» Job:
Transcribe the records below from the first line to the line that includes "import plotly.graph_objects as go", inclusive, and omit the pictures.

Dataset entries
● ● ● ● ● ● ●
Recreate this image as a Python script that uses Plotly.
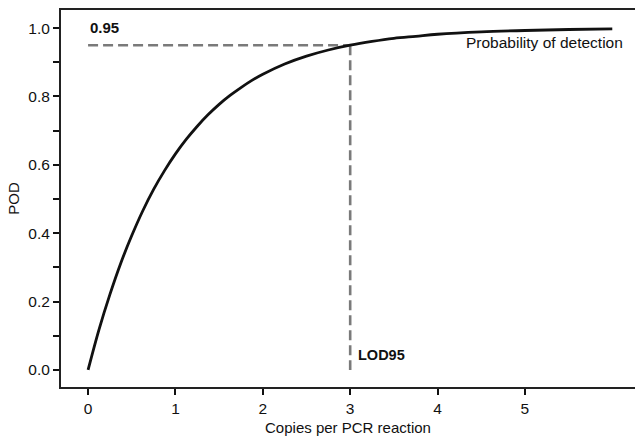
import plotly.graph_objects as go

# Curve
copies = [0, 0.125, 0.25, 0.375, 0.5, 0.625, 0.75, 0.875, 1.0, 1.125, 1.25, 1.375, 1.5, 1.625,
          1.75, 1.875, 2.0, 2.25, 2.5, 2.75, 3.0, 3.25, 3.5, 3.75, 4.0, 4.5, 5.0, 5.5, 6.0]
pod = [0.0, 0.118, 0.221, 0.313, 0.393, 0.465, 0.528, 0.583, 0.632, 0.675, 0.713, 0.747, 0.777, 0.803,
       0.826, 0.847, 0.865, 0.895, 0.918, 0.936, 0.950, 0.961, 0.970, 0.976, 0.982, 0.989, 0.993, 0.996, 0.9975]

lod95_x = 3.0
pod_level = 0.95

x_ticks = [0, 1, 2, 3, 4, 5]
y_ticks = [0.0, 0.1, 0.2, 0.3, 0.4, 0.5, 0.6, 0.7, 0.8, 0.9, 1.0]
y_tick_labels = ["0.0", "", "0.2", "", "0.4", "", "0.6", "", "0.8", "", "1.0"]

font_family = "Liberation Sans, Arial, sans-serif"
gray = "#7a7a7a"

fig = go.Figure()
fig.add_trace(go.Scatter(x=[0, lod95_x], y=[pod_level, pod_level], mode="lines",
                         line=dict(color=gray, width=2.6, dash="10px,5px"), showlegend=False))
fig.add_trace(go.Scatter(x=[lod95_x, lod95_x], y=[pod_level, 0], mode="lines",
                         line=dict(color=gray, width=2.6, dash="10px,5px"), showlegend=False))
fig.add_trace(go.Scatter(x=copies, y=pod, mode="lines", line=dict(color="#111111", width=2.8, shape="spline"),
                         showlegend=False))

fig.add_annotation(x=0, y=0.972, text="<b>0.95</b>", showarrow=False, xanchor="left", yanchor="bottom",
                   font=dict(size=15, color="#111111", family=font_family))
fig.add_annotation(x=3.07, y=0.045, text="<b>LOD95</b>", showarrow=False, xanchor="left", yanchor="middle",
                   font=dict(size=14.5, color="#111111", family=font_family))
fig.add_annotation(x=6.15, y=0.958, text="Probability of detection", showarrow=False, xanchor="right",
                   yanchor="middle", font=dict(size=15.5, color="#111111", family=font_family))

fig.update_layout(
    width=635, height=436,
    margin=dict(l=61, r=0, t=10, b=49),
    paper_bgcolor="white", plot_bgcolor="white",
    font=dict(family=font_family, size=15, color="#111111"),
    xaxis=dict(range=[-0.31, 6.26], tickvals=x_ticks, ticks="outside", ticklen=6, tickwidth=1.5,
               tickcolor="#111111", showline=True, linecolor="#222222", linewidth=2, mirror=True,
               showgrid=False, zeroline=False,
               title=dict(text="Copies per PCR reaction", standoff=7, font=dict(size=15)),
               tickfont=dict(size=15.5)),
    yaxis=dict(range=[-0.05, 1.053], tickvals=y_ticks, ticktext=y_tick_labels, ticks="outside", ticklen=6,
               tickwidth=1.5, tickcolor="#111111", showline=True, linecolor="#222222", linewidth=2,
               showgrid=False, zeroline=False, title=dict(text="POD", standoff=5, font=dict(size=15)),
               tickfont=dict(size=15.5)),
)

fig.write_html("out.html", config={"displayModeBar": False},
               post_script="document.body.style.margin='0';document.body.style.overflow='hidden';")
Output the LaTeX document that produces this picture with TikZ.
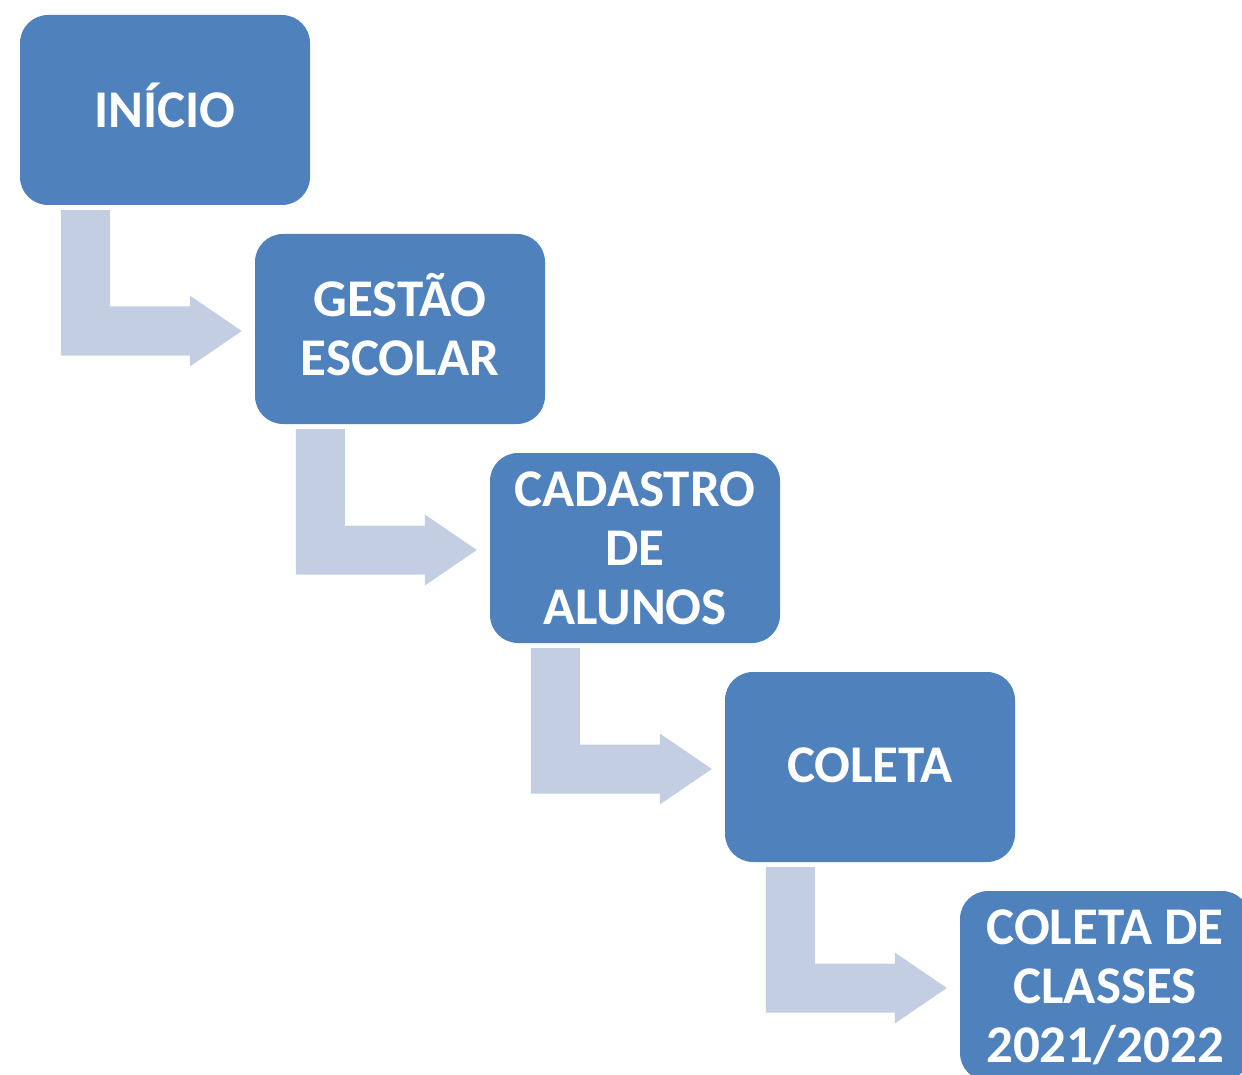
● ● ● ● ● ● ●
» Reply:
Recreate this image as a Python script that uses Plotly.
import plotly.graph_objects as go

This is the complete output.